PROBLEM STATEMENT: Give a verbatim copy of the lines below, minus the pictures.

GIVEN MATERIAL:
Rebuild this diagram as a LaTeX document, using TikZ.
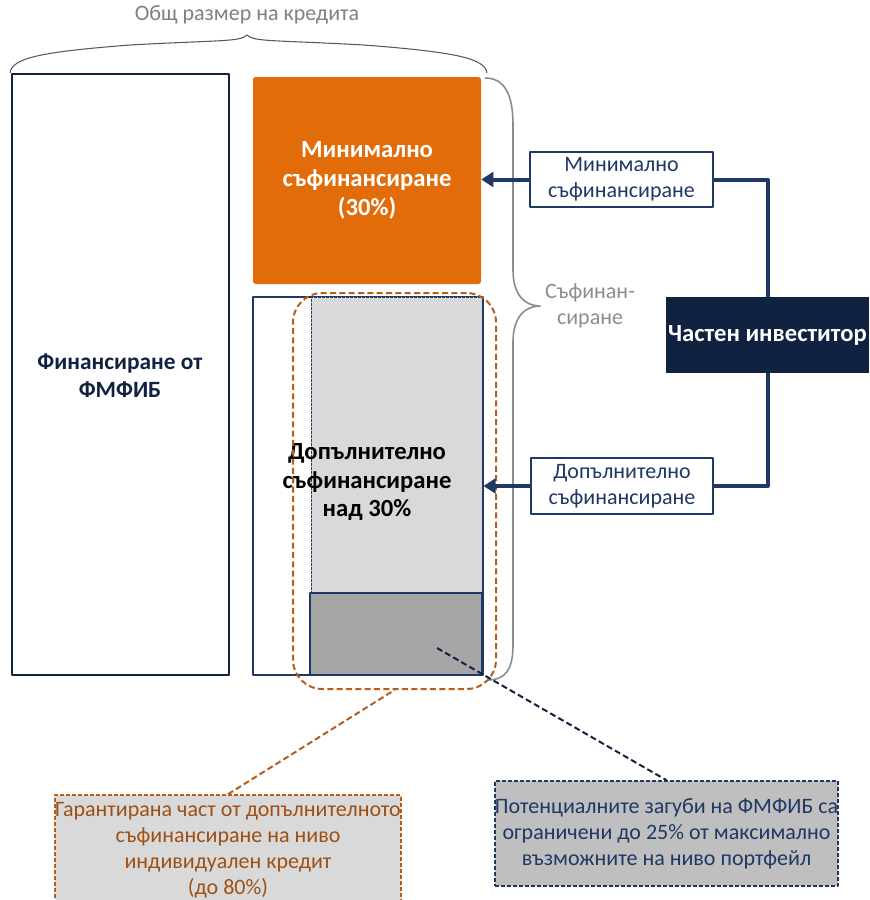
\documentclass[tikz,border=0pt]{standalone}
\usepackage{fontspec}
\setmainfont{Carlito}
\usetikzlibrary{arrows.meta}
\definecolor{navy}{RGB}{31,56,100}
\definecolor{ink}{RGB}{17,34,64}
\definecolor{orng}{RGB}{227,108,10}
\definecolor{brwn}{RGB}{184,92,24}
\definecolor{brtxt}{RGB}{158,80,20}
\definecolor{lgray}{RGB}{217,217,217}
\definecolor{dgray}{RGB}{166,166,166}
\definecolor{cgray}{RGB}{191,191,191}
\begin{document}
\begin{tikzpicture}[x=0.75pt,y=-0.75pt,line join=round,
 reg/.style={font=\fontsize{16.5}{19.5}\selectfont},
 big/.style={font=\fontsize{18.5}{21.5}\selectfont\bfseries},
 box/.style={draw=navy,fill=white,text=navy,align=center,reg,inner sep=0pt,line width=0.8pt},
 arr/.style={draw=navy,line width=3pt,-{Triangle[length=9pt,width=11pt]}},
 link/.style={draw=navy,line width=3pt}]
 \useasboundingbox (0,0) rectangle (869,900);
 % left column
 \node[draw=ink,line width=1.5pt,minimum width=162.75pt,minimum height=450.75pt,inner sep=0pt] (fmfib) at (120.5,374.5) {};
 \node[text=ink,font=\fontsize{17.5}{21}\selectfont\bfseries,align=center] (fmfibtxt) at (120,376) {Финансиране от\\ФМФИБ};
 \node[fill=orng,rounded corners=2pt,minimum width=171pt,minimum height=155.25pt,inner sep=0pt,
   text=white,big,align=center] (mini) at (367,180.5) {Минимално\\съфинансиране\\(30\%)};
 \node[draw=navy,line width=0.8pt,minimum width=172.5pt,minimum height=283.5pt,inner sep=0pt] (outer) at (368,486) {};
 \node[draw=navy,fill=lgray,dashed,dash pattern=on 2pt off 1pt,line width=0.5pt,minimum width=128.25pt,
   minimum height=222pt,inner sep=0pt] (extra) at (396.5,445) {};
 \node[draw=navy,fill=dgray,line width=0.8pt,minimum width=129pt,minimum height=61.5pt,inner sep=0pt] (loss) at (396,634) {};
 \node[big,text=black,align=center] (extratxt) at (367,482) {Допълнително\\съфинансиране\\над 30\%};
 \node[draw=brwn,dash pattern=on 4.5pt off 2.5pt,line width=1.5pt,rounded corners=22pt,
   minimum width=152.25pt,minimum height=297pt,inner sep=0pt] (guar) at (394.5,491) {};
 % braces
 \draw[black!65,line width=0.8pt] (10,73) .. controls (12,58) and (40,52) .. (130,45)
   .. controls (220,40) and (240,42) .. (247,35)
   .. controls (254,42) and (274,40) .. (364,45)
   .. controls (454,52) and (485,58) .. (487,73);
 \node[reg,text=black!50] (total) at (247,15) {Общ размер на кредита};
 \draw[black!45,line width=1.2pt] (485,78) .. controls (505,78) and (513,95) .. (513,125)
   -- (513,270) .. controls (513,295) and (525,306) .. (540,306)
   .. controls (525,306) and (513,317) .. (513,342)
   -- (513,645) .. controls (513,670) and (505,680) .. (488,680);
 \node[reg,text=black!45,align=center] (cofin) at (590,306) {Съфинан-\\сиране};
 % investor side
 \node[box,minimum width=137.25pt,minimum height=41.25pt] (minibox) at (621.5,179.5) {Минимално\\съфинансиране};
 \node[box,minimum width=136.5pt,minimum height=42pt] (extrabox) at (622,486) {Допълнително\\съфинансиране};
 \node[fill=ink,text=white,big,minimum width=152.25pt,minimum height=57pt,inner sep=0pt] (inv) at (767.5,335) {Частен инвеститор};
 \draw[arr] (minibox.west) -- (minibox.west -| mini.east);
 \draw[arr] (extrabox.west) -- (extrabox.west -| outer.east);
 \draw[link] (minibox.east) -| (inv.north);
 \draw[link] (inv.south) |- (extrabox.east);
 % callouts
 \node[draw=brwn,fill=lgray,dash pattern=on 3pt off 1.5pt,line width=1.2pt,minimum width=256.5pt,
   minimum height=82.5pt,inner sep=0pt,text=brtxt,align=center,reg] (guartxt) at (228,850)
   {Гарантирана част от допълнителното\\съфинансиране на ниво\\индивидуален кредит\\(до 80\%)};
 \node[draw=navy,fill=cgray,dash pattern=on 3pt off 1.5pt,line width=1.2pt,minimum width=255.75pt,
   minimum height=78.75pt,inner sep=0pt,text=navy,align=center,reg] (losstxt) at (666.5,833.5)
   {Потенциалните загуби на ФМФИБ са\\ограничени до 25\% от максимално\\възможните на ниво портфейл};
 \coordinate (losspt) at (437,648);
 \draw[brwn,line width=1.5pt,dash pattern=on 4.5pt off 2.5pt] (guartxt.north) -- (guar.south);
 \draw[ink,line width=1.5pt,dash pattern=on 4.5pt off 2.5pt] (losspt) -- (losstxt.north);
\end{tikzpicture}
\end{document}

SOLUTION FOR THIS EXERCISE:
Rebuild this diagram as a LaTeX document, using TikZ.
\documentclass[tikz,border=0pt]{standalone}
\usepackage{fontspec}
\setmainfont{Carlito}
\usetikzlibrary{arrows.meta}
\definecolor{navy}{RGB}{31,56,100}
\definecolor{ink}{RGB}{17,34,64}
\definecolor{orng}{RGB}{227,108,10}
\definecolor{brwn}{RGB}{184,92,24}
\definecolor{brtxt}{RGB}{158,80,20}
\definecolor{lgray}{RGB}{217,217,217}
\definecolor{dgray}{RGB}{166,166,166}
\definecolor{cgray}{RGB}{191,191,191}
\begin{document}
\begin{tikzpicture}[x=0.75pt,y=-0.75pt,line join=round,
 reg/.style={font=\fontsize{16.5}{19.5}\selectfont},
 big/.style={font=\fontsize{18.5}{21.5}\selectfont\bfseries},
 box/.style={draw=navy,fill=white,text=navy,align=center,reg,inner sep=0pt,line width=0.8pt},
 arr/.style={draw=navy,line width=3pt,-{Triangle[length=9pt,width=11pt]}},
 link/.style={draw=navy,line width=3pt}]
 \useasboundingbox (0,0) rectangle (869,900);
 % left column
 \node[draw=ink,line width=1.5pt,minimum width=162.75pt,minimum height=450.75pt,inner sep=0pt] (fmfib) at (120.5,374.5) {};
 \node[text=ink,font=\fontsize{17.5}{21}\selectfont\bfseries,align=center] (fmfibtxt) at (120,376) {Финансиране от\\ФМФИБ};
 \node[fill=orng,rounded corners=2pt,minimum width=171pt,minimum height=155.25pt,inner sep=0pt,
   text=white,big,align=center] (mini) at (367,180.5) {Минимално\\съфинансиране\\(30\%)};
 \node[draw=navy,line width=0.8pt,minimum width=172.5pt,minimum height=283.5pt,inner sep=0pt] (outer) at (368,486) {};
 \node[draw=navy,fill=lgray,dashed,dash pattern=on 2pt off 1pt,line width=0.5pt,minimum width=128.25pt,
   minimum height=222pt,inner sep=0pt] (extra) at (396.5,445) {};
 \node[draw=navy,fill=dgray,line width=0.8pt,minimum width=129pt,minimum height=61.5pt,inner sep=0pt] (loss) at (396,634) {};
 \node[big,text=black,align=center] (extratxt) at (367,482) {Допълнително\\съфинансиране\\над 30\%};
 \node[draw=brwn,dash pattern=on 4.5pt off 2.5pt,line width=1.5pt,rounded corners=22pt,
   minimum width=152.25pt,minimum height=297pt,inner sep=0pt] (guar) at (394.5,491) {};
 % braces
 \draw[black!65,line width=0.8pt] (10,73) .. controls (12,58) and (40,52) .. (130,45)
   .. controls (220,40) and (240,42) .. (247,35)
   .. controls (254,42) and (274,40) .. (364,45)
   .. controls (454,52) and (485,58) .. (487,73);
 \node[reg,text=black!50] (total) at (247,15) {Общ размер на кредита};
 \draw[black!45,line width=1.2pt] (485,78) .. controls (505,78) and (513,95) .. (513,125)
   -- (513,270) .. controls (513,295) and (525,306) .. (540,306)
   .. controls (525,306) and (513,317) .. (513,342)
   -- (513,645) .. controls (513,670) and (505,680) .. (488,680);
 \node[reg,text=black!45,align=center] (cofin) at (590,306) {Съфинан-\\сиране};
 % investor side
 \node[box,minimum width=137.25pt,minimum height=41.25pt] (minibox) at (621.5,179.5) {Минимално\\съфинансиране};
 \node[box,minimum width=136.5pt,minimum height=42pt] (extrabox) at (622,486) {Допълнително\\съфинансиране};
 \node[fill=ink,text=white,big,minimum width=152.25pt,minimum height=57pt,inner sep=0pt] (inv) at (767.5,335) {Частен инвеститор};
 \draw[arr] (minibox.west) -- (minibox.west -| mini.east);
 \draw[arr] (extrabox.west) -- (extrabox.west -| outer.east);
 \draw[link] (minibox.east) -| (inv.north);
 \draw[link] (inv.south) |- (extrabox.east);
 % callouts
 \node[draw=brwn,fill=lgray,dash pattern=on 3pt off 1.5pt,line width=1.2pt,minimum width=256.5pt,
   minimum height=82.5pt,inner sep=0pt,text=brtxt,align=center,reg] (guartxt) at (228,850)
   {Гарантирана част от допълнителното\\съфинансиране на ниво\\индивидуален кредит\\(до 80\%)};
 \node[draw=navy,fill=cgray,dash pattern=on 3pt off 1.5pt,line width=1.2pt,minimum width=255.75pt,
   minimum height=78.75pt,inner sep=0pt,text=navy,align=center,reg] (losstxt) at (666.5,833.5)
   {Потенциалните загуби на ФМФИБ са\\ограничени до 25\% от максимално\\възможните на ниво портфейл};
 \coordinate (losspt) at (437,648);
 \draw[brwn,line width=1.5pt,dash pattern=on 4.5pt off 2.5pt] (guartxt.north) -- (guar.south);
 \draw[ink,line width=1.5pt,dash pattern=on 4.5pt off 2.5pt] (losspt) -- (losstxt.north);
\end{tikzpicture}
\end{document}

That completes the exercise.